# Gildan 2300 safety green, is it 100% cotton?



## norcaltodd (Apr 24, 2009)

I have a client who wants 100% cotton safety green pocketed tees. I've found the Gildan 2300. Can anyone confirm that they are in fact 100% cotton. I've seen some info that they are actually 50/50. I don't want the costomer to think I baited and switched on him.


----------



## csw (Sep 3, 2009)

Gildans Safety green and safety orange are 50/50 t's. The specs are usually broken out on the main page - similar to the 90/10 for the sport greys.


----------



## CNClark (Mar 2, 2010)

They are 50/50. You MUST use a low-bleed white, or even a poly-white. Those shirt bleed like crazy.....ask me how I know...


----------



## degaje (Apr 22, 2009)

you can get a gildan "lime green" that is very close in color in 100% not sure about the pocket though


----------



## essen48183 (Sep 25, 2009)

degaje said:


> you can get a gildan "lime green" that is very close in color in 100% not sure about the pocket though



I'm pretty sure that those products that are able to be marketed as "Safety" are tested for visibility in both day and night and rated by ANSI to be compliant to certain levels. 

That truly would be a bait and switch to take a safety shirt and replace it with a close but bright color.


----------



## essen48183 (Sep 25, 2009)

degaje said:


> you can get a gildan "lime green" that is very close in color in 100% not sure about the pocket though



I'm pretty sure that those products that are able to be marketed as "Safety" are tested for visibility in both day and night and rated by ANSI to be compliant to certain levels. 
International Safety Equipment Association

That truly would be a bait and switch to take a safety shirt and replace it with a close but bright color. Also if the organization didn't know it, and an OSHA dude came by they could get a pretty big fine. For example in the state of michigan, maybe the whole country, any firefighters operating near a federal aid highway must be clothed in the appropriate rated safety colors with the appropriate square inches of reflective material or face their city/county losing millions in $$. Most roads are classified as federal aid highways that aren't residential streets.

ANSI 107
International Safety Equipment Association
ANSI 207
International Safety Equipment Association

If you are making a safety shirt, find out which standard the organization is requiring or trying to adhere to, to what level they must be compliant, and use either approved materials or submit and wait to get your unapproved materials tested and maybe be approved. 

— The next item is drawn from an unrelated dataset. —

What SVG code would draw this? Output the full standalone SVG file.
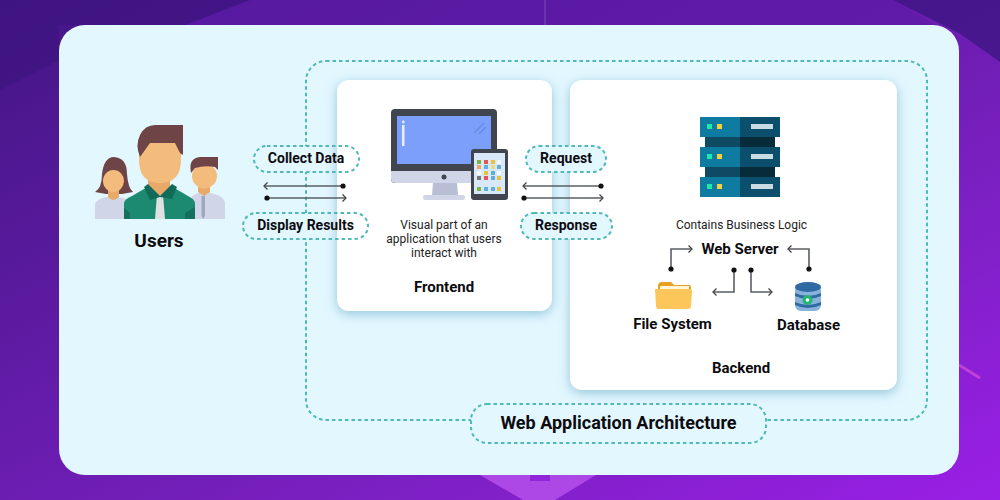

Imagine if a worker got hit by a car and the OSHA investigator found that a shirt wasn't compliant, your customer (dead guys boss) now looking at tens of thousands in fines, and possibly millions in federal highway money that won't be coming if they are a government organization, says they ordered those "safety shirts" from you... 

I'd hate to ever see any screenprinter in that situation. Do your research, follow the guidelines, and protect yourself and your business.


----------



## susanralf (Mar 1, 2010)

norcaltodd said:


> I have a client who wants 100% cotton safety green pocketed tees. I've found the Gildan 2300. Can anyone confirm that they are in fact 100% cotton. I've seen some info that they are actually 50/50. I don't want the costomer to think I baited and switched on him.



You know what the strange thing about customers is? When they say they want 100% cotton - have you asked why they want 100% cotton? they will always say its a better breathable garment - you can convince they them that 50-50 is also a breathable garment


----------



## Tijeras (Jul 3, 2008)

The Gildan 2300G is not ANSI certified.

Only Gildan 2000G is ANSI 107 Certified; Both the safety Green and the Safety Orange are 50/50.

Do not USE the lime color it is not ANSI approved


----------



## scrantonbob (Jun 10, 2015)

The short answer is that the safety green/yellow or orange color cannot be achieved using 100% cotton.


----------